Most men are drawn to her ditzy tone and the way she makes eye contact with the camera. She’s giving men what they want, which is an intimate moment.
Jean Kilbourne is an expert on advertisements sexualizing women and has a book about how advertising changes the way we think and feel.
“The first is that sex is the only thing that matters, and the second is that sexuality belongs only to the young and beautiful,” she said.
Brooke Shields, a model who started at 11 years old, was approached by Calvin Klein’s team when she was 15 and asked if she wanted to model in jeans for the Calvin Klein ads.
In the ads she was dressed in jeans and a top that showed her whole torso while sexually suggesting, “You want to know what comes between me and my jeans? Nothing.”
The 15-year-old was advertising Calvin Klein jeans through sexual innuendos by the words she said and the physical position she was placed in.
Shields said how naive she was at the time and didn’t think anything of it. The adults behind the Calvin Klein commercial knew exactly what they were doing.
American Apparel is another example of big corporations sexualizing women. In the early 2000s, they showed their models partly clothed and in sexual positions.
In fact, the original founder of American Apparel, Dov Charney, was fired for allegations of sexual harassment by his employees.

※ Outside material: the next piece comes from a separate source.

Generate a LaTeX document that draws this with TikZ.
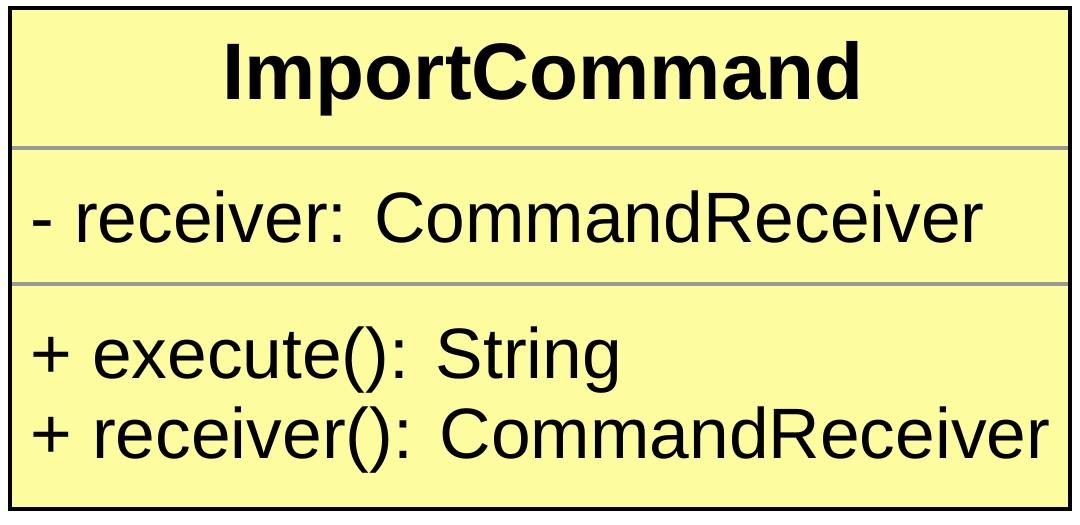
\documentclass[tikz,border=0pt]{standalone}
\usepackage{fontspec}
\setmainfont{Liberation Sans}
\usetikzlibrary{positioning}

\definecolor{classyellow}{RGB}{253,252,158}
\definecolor{sepgray}{RGB}{153,153,153}

\tikzset{
    classname/.style={anchor=base, inner sep=0pt, font=\fontsize{22.8}{28}\selectfont\bfseries},
    member/.style={anchor=base west, inner sep=0pt, font=\fontsize{20.3}{24}\selectfont},
}

\begin{document}
\begin{tikzpicture}
        \useasboundingbox (0,0) rectangle (10.8,5.24);

        \draw[line width=0.04cm, fill=classyellow] (0.10,0.15) rectangle (10.70,5.16);

        % compartments
        \draw[sepgray, line width=0.035cm] (0.12,3.76) -- (10.68,3.76);
        \draw[sepgray, line width=0.035cm] (0.12,2.40) -- (10.68,2.40);

        \node[classname] (name) at (5.43,4.25) {ImportCommand};

        \node[member] (attr) at (0.30,2.82) {- receiver: CommandReceiver};

        \node[member] (op1) at (0.30,1.46) {+ execute(): String};
        \node[member] (op2) at (0.30,0.66) {+ receiver(): CommandReceiver};
    \end{tikzpicture}
\end{document}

The sexualization of women has always been around, but it has become more difficult as the ads add to the normalization of objectifying women. Women should have the right to walk down the street without the risk of being sexualized or objectified.
I could be in Sundance Square walking around having a good time and still feel unsafe if a man were to look at me in an odd way.
Some people say it’s because of how women are dressing these days, and that they’re the ones asking for attention. But it has always been like this since 1765, when women were legally owned by their husbands.
Dr. Squatch is a bar soap for men and is another example of ads sexualizing women. Once again Sweeney is in this commercial and created a scented bar soap made from her bathtub water.
Women like Sweeney need to truly understand the consequences when people make advertisements like the ones she has done.
It encourages men to feel as though they have a right to look at women a certain way.
Advertisements like this play a role in the sexualization of women and they need to be more aware of what it is they’re implying and selling, because it should only be about the jeans.